The S&P
500 broad market index rose by 2.5% to the heartbreaking 4511 points. Brent
crude prices jumped by 3.8% to $81.20 per barrel, while the U.S. Dollar is
recovering from its extreme weekly drop of 2.5% to its 15-month lows.
It was hard
to expect such high volatility in usually indolent July, but the U.S. inflation
data agitated investors. The Consumer Price Index (CPI) in the United States at
3.0% YoY missed Wall Street expectations at 3.1%, which was far lower than 4.0%
YoY in May. Producer Price Index (PPI) dived sharply to 0.1% YoY in June from
0.9% YoY in May, or to the lowest since 2020 level, which was way before the global
inflation tsunami. So, investor overreacted in the first moment, but the enthusiasm
faded by the end of the week.
Yields were
sharply down as many believe the Federal Reserve (Fed) has to stop rate hiking at
once with a sooner than expected lowering interest rates. Investors are certain
the Fed would rise its interest rates by 0.25 percentage points in July, but
would be forced to decrease them in March 2024, earlier than anticipated May
2024. Lower yields have made debt yield curve inversion much tighter. The speed
of this contraction was the same that was seen in April 2022 as S&P 500
index made a sharp correction, and close to the speed that was witnessed during
the banking crisis in the United States this March. This week the contraction
slowed down. Putting it to the perspective if the inversion would continue to
get the tightening momentum a serious stress in the markets could be expected
next week. Thus, this situation should be monitored very closely.
The Q2 2023
earnings reporting season is seen in rather negative angle. FactSet, which is
tracking the corporate performance and providing market analysis, expect that
S&P 500 listed companies, will lose 7.2% YoY of their profit, the largest
contraction since Q2 2020. So, investors might be very disappointed with these
negative developments amid Fed decision to hike its interest rates in July.
The
stepping down of the St. Louis Federal Reserve President James Bullard,
who is leading the hawkish camp of the regulator, is seen in a very different
reflection now.
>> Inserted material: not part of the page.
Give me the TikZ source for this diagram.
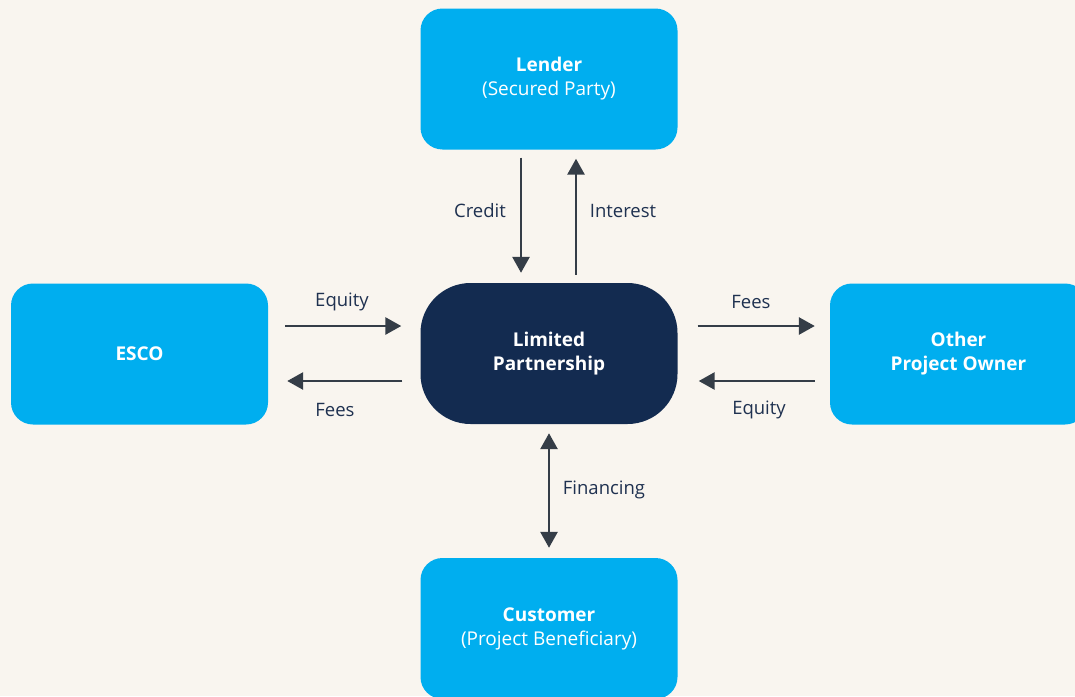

Mr. Bullard is a bright economist, and he was acting as such
when voting on interest rates changes, putting away any political issues. His resignation
may point to a unusual dovish shift in the Fed’s rhetoric, which he was opposed
to.
Technically,
the S&P 500 index continues to have an upside formation with targets at
4250-4350 points, that have already been met. The market has failed to pass the
support at 4340-4360 points and bounced back towards the resistance at 4440-4460
points in the begging of the week, but latter it gained additional traction to
the extreme targets at 4550-4460 points. The downside signal was not completely
formed, while there are still some incentives for this signal to be completed.
Brent crude
prices passed the resistance at $76-78 per barrel after Organisation for
Petroleum Exporting Countries (OPEC) and its allies demonstrated commitment to
continue with production cuts. This made Brent prices to go up towards the
resistance at $86-88 per barrel. Once this ceiling would be reached the recession
scenario might be activated. Its first targets are at $67-69 per barrel of
Brent crude.
Gold prices
are moving inside the mid-term upside formation with targets at $2000-2100 per
troy ounce that have already been met. But the situation has changed
dramatically as the important support level of $1980-2000 per ounce was
smashed. Short positions were opened after prices tested the $1970-1980 former
support level with targets at $1890-1910 per ounce. The first half of this
trade was closed at $1910 per ounce, while the second half was left open with
the stop-loss order moving to $1980 to avoid any losses, and amid expectations
of some extra profit. When prices would pass the $1900 per ounce level this
downside scenario will be activated.
The
Greenback fell to its 15-month lows after inflation in the United States was
reported much lower in June. The rising real interest rates were contributing
to this. Thus, even mid-term long positions for the U.S. Dollar are seen not to
be appropriate. It would be better to wait for a decline of the EURUSD below
1.06000 to seek out sell opportunities for the Greenback.
Two major
positions were opened for July. First, is a short position for the EURUSD at
1.08900-1.09200 with the take profit and stop loss both set at 5000 points from
the opening price. A long trade for the AUDUSD was opened from 0.66400-066600
with the same size of the stop loss and take profit orders as for the EURUSD.
Two operations balance each other and should be kept to mitigate risks.
The overheated
rally in the EURUSD this week opened a nice opportunity for the pair to go
short towards 1.10700-1.11000. So, short operations from 1.12300-1.12500 with
the target at 1.10900 and stop loss order at 1.13100 are seen very attractive.